Knowledge pack — guides, templates, examples

Chapter 03 — Advanced Strategies

Overview

These strategies compound core styles (Chapter 02) to increase reliability, factual grounding, or exploration depth. Use them selectively—each adds latency, cost, or complexity.

  • Self‑Consistency: Majority voting across sampled reasoning traces.
  • ReAct: Alternating natural language reasoning with external tool calls.
  • Tree‑of‑Thoughts: Search over branching reasoning states, pruning weak ones.
  • RAG: Inject retrieved context before generation to constrain hallucination.
  • Adversarial / Debate: Force perspectives to surface blind spots.

Self‑Consistency

Run the same structured reasoning prompt K times with temperature > 0, collect answers + rationales, then select by majority, scoring, or aggregation.

# Pseudocode
answers = []
for i in range(K):
  r = call_model(prompt, temperature=0.7)
  answers.append(parse_answer(r))
final = majority(answers)

Tradeoff: Linear cost; diminishing returns after ~7 samples.

ReAct (Reason + Act)

Model emits alternating Thought / Action / Observation steps calling tools.

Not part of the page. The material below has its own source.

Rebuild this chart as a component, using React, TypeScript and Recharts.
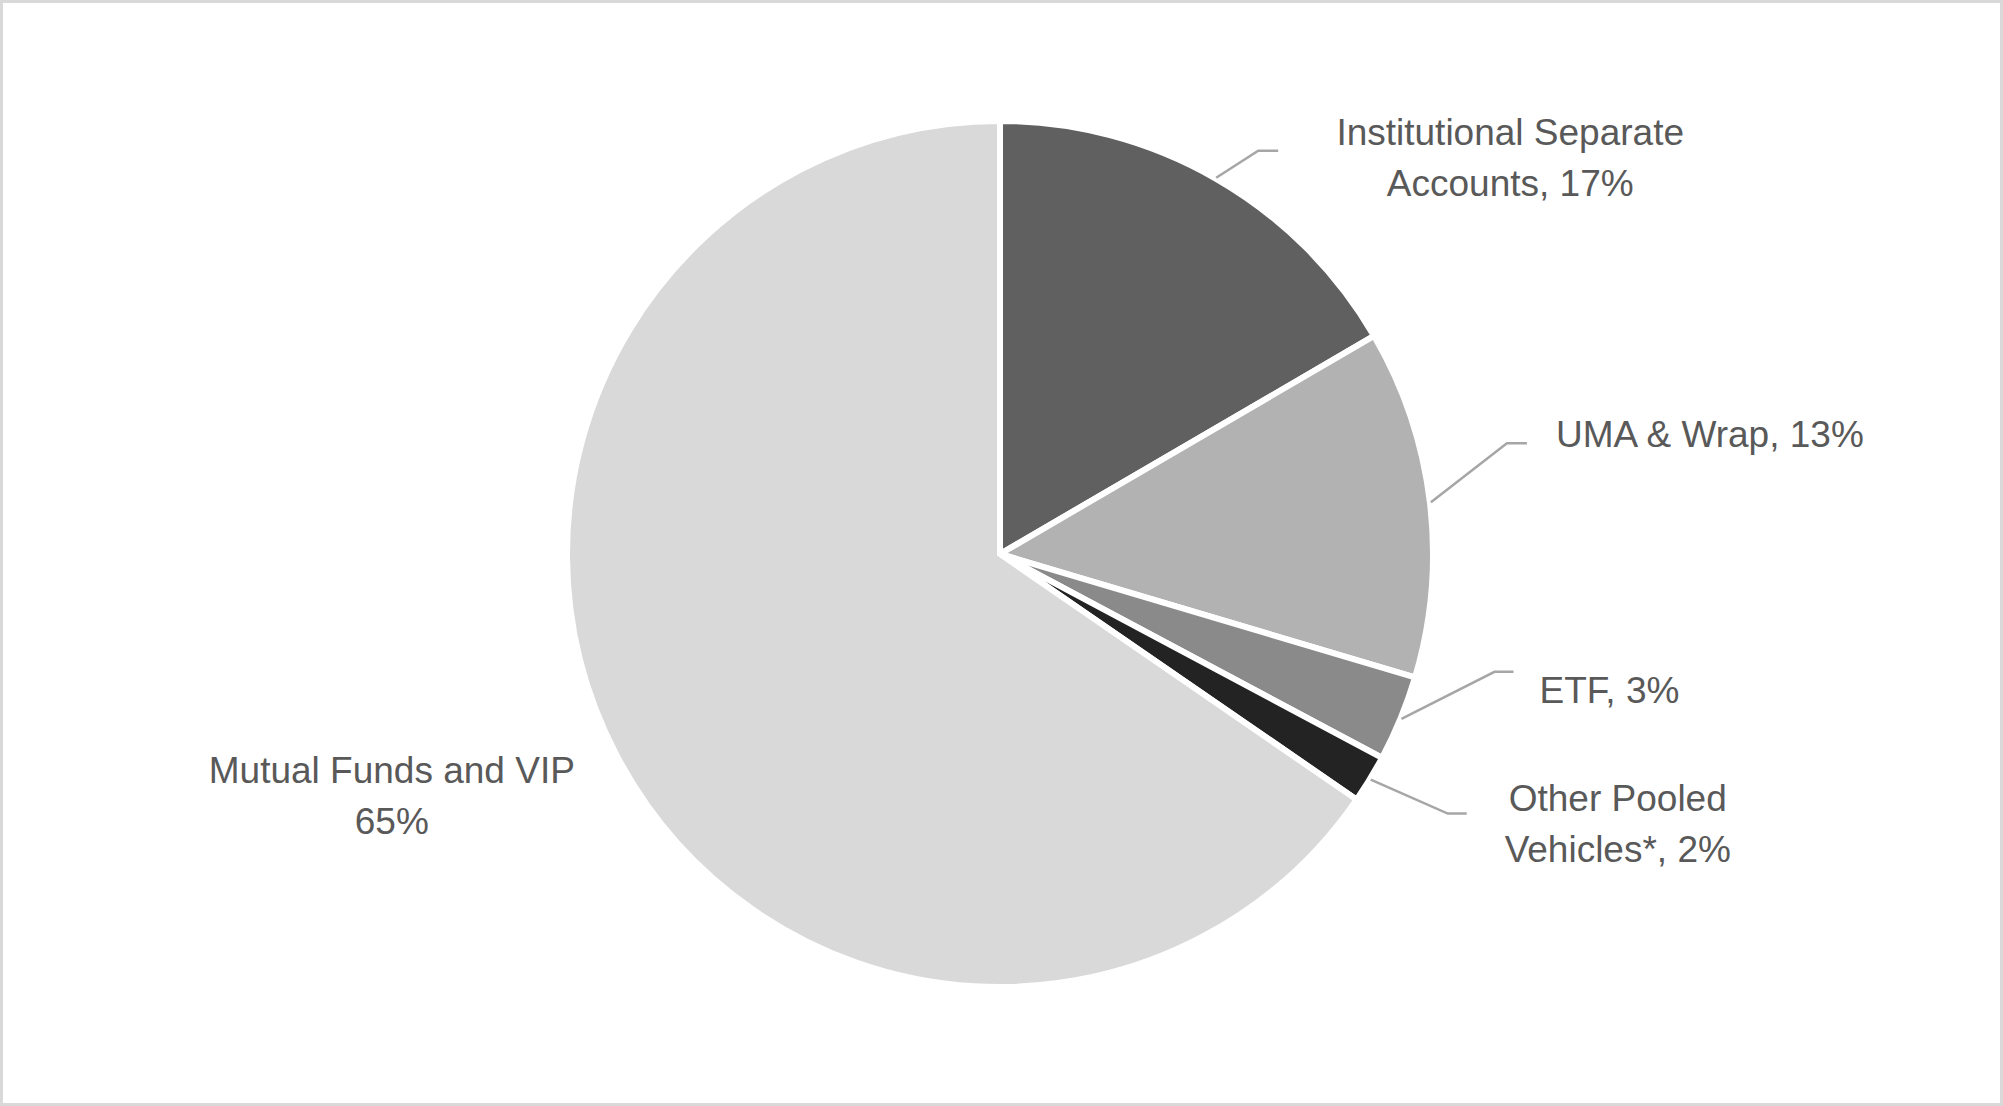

You are an agent. Use Thought / Action / Observation.
Tools: search(query), calc(expr)
Question: How many hours between local noon in Paris and 3pm in Tokyo next Friday?
Thought: Need time difference. I'll search.
Action: search("Paris Tokyo time difference")
Observation: Paris UTC+1, Tokyo UTC+9.
Thought: Tokyo 15:00 vs Paris ? 15 - (9-1) = 7.
Final Answer: 7 hours.

Key: Enforce strict action schema; server must supply real observations.

Tree‑of‑Thoughts (ToT)

Generalizes Chain‑of‑Thought to search. Branches = alternative partial solutions; controller keeps top B.

frontier = [root]
for depth in range(D):
  pool = []
  for state in frontier:
    children = propose_next(state, N)   # model call
    scored = score(children)
    pool.extend(scored)
  frontier = select_top(pool, B)
return best(frontier)

Heuristics: constraint satisfaction, numerical plausibility, partial reward models.

Retrieval‑Augmented Generation (RAG)

Retrieves external passages to ground generation and cite sources.

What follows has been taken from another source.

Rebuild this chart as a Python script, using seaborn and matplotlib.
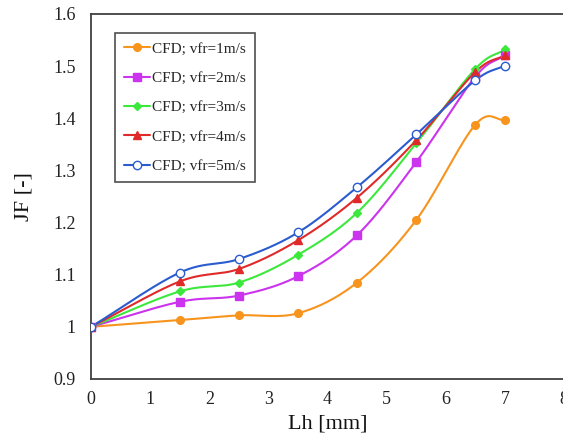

  1. Index documents (embeddings + metadata).
  2. Rewrite / condense user query (optional).
  3. Retrieve top k (diversify with MMR).
  4. Assemble constrained prompt with citations.
  5. Generate; fallback if insufficient evidence.
[SYSTEM] Cite only from provided sources as [S#]. If unknown, say you cannot answer.
S1: ...
S2: ...
Question: ...
Answer:

Common issue: Query drift → add query expansion or multi-vector retrieval.

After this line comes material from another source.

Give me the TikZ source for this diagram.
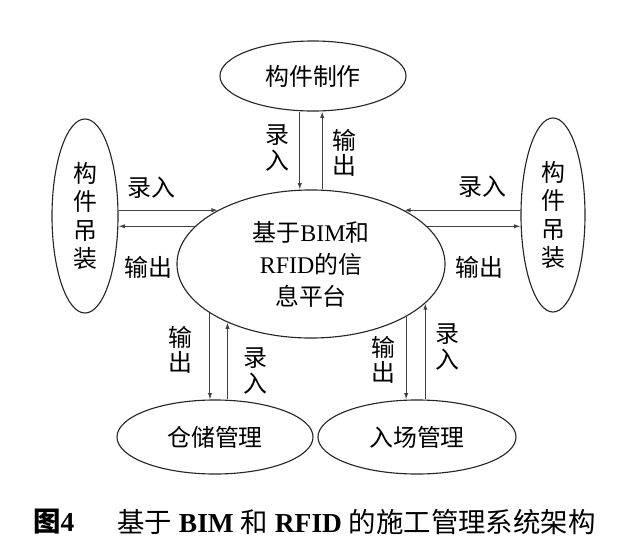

Adversarial / Debate prompting

Opposing roles enumerate strongest arguments, then a synthesis phase reconciles.

Topic: Adopt Rust for backend?
Role A (Advocate): list 3 strongest benefits.
Role B (Skeptic): list 3 strongest risks.
Synthesis: Balanced recommendation citing each side.

Tip: Seed explicit divergent priors to avoid echoing.

Strategy selection table

NeedStrategyWhy
Reduce stochastic errorSelf‑ConsistencyMajority dampens outliers
Need tools / APIsReActStructured tool invocation
Branching reasoningTree‑of‑ThoughtsExplores alternatives
Factual groundingRAGInject external sources
Surface biasDebateContrasting priors

Failure modes & mitigations

  • Latency inflation: Too many calls → baseline first.
  • Tool hallucination: Model fabricates outputs → strict server substitution.
  • Branch explosion: Exponential ToT growth → cap depth & beam.
  • Context stuffing: Low-quality retrieval → passage re-ranking.
  • Homogeneous perspectives: Debate agents agree → seed divergence.

Mini checklist

  • Baseline core prompt measured?
  • Added cost justified by accuracy / safety gain?
  • Automated verifier or tests in loop?
  • Can sampling / branches be parallelized?
  • Logging reasoning artifacts for audit?